>> Start INFORMATION PROVIDED

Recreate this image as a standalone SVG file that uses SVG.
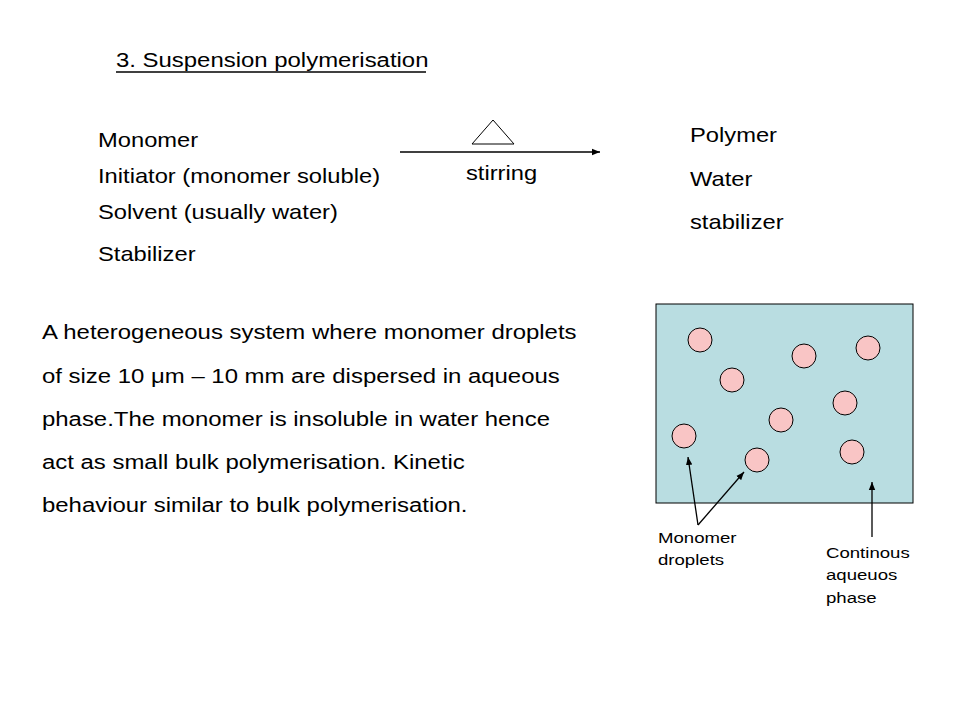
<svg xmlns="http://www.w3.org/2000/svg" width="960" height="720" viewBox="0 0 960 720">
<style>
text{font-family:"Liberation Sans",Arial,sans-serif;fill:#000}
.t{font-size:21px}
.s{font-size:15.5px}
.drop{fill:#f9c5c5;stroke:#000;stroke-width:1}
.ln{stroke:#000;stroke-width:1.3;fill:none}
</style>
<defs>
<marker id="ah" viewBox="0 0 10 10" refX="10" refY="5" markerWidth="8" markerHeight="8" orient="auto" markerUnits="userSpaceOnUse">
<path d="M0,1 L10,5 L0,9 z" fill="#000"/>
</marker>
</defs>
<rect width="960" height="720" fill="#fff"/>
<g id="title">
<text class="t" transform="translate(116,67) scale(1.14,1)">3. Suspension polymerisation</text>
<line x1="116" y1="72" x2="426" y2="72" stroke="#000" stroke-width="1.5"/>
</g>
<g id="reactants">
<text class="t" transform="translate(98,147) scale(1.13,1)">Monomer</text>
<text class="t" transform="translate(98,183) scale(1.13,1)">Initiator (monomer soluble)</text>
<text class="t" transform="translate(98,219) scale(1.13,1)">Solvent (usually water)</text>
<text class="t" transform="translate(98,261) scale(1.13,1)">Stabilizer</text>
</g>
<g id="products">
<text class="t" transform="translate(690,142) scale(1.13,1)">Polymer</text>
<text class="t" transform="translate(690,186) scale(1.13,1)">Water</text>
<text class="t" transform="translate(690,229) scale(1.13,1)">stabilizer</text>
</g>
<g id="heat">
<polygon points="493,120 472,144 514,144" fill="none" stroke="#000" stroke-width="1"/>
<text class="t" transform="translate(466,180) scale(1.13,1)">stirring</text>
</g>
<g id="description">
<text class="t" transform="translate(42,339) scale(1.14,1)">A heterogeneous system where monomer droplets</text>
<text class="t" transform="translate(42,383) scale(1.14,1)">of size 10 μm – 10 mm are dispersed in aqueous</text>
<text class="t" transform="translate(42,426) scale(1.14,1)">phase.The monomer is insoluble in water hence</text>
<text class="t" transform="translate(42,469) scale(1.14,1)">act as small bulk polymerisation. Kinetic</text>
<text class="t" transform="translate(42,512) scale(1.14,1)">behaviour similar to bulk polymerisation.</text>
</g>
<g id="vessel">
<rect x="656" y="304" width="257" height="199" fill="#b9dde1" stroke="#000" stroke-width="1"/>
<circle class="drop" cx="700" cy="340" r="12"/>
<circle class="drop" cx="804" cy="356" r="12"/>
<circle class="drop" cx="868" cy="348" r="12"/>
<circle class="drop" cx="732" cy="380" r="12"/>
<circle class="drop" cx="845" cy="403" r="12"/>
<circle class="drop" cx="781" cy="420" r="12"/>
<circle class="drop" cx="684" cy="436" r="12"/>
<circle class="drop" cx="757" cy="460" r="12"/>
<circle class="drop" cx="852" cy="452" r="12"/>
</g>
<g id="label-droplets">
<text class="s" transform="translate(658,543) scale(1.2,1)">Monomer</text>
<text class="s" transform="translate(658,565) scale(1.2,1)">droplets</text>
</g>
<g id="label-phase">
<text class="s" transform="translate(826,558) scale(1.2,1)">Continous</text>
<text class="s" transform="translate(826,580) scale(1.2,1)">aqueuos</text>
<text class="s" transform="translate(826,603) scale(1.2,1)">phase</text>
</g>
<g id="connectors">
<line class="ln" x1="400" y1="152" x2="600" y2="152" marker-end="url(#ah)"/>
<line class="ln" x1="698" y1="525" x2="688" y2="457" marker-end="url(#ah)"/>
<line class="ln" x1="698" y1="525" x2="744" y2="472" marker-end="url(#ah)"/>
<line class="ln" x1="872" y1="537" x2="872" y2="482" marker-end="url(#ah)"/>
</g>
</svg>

>> End INFORMATION PROVIDED

Reproduce every line precisely as given, omitting all pictures.

Recreate this image as a standalone SVG file that uses SVG.
<svg xmlns="http://www.w3.org/2000/svg" width="960" height="720" viewBox="0 0 960 720">
<style>
text{font-family:"Liberation Sans",Arial,sans-serif;fill:#000}
.t{font-size:21px}
.s{font-size:15.5px}
.drop{fill:#f9c5c5;stroke:#000;stroke-width:1}
.ln{stroke:#000;stroke-width:1.3;fill:none}
</style>
<defs>
<marker id="ah" viewBox="0 0 10 10" refX="10" refY="5" markerWidth="8" markerHeight="8" orient="auto" markerUnits="userSpaceOnUse">
<path d="M0,1 L10,5 L0,9 z" fill="#000"/>
</marker>
</defs>
<rect width="960" height="720" fill="#fff"/>
<g id="title">
<text class="t" transform="translate(116,67) scale(1.14,1)">3. Suspension polymerisation</text>
<line x1="116" y1="72" x2="426" y2="72" stroke="#000" stroke-width="1.5"/>
</g>
<g id="reactants">
<text class="t" transform="translate(98,147) scale(1.13,1)">Monomer</text>
<text class="t" transform="translate(98,183) scale(1.13,1)">Initiator (monomer soluble)</text>
<text class="t" transform="translate(98,219) scale(1.13,1)">Solvent (usually water)</text>
<text class="t" transform="translate(98,261) scale(1.13,1)">Stabilizer</text>
</g>
<g id="products">
<text class="t" transform="translate(690,142) scale(1.13,1)">Polymer</text>
<text class="t" transform="translate(690,186) scale(1.13,1)">Water</text>
<text class="t" transform="translate(690,229) scale(1.13,1)">stabilizer</text>
</g>
<g id="heat">
<polygon points="493,120 472,144 514,144" fill="none" stroke="#000" stroke-width="1"/>
<text class="t" transform="translate(466,180) scale(1.13,1)">stirring</text>
</g>
<g id="description">
<text class="t" transform="translate(42,339) scale(1.14,1)">A heterogeneous system where monomer droplets</text>
<text class="t" transform="translate(42,383) scale(1.14,1)">of size 10 μm – 10 mm are dispersed in aqueous</text>
<text class="t" transform="translate(42,426) scale(1.14,1)">phase.The monomer is insoluble in water hence</text>
<text class="t" transform="translate(42,469) scale(1.14,1)">act as small bulk polymerisation. Kinetic</text>
<text class="t" transform="translate(42,512) scale(1.14,1)">behaviour similar to bulk polymerisation.</text>
</g>
<g id="vessel">
<rect x="656" y="304" width="257" height="199" fill="#b9dde1" stroke="#000" stroke-width="1"/>
<circle class="drop" cx="700" cy="340" r="12"/>
<circle class="drop" cx="804" cy="356" r="12"/>
<circle class="drop" cx="868" cy="348" r="12"/>
<circle class="drop" cx="732" cy="380" r="12"/>
<circle class="drop" cx="845" cy="403" r="12"/>
<circle class="drop" cx="781" cy="420" r="12"/>
<circle class="drop" cx="684" cy="436" r="12"/>
<circle class="drop" cx="757" cy="460" r="12"/>
<circle class="drop" cx="852" cy="452" r="12"/>
</g>
<g id="label-droplets">
<text class="s" transform="translate(658,543) scale(1.2,1)">Monomer</text>
<text class="s" transform="translate(658,565) scale(1.2,1)">droplets</text>
</g>
<g id="label-phase">
<text class="s" transform="translate(826,558) scale(1.2,1)">Continous</text>
<text class="s" transform="translate(826,580) scale(1.2,1)">aqueuos</text>
<text class="s" transform="translate(826,603) scale(1.2,1)">phase</text>
</g>
<g id="connectors">
<line class="ln" x1="400" y1="152" x2="600" y2="152" marker-end="url(#ah)"/>
<line class="ln" x1="698" y1="525" x2="688" y2="457" marker-end="url(#ah)"/>
<line class="ln" x1="698" y1="525" x2="744" y2="472" marker-end="url(#ah)"/>
<line class="ln" x1="872" y1="537" x2="872" y2="482" marker-end="url(#ah)"/>
</g>
</svg>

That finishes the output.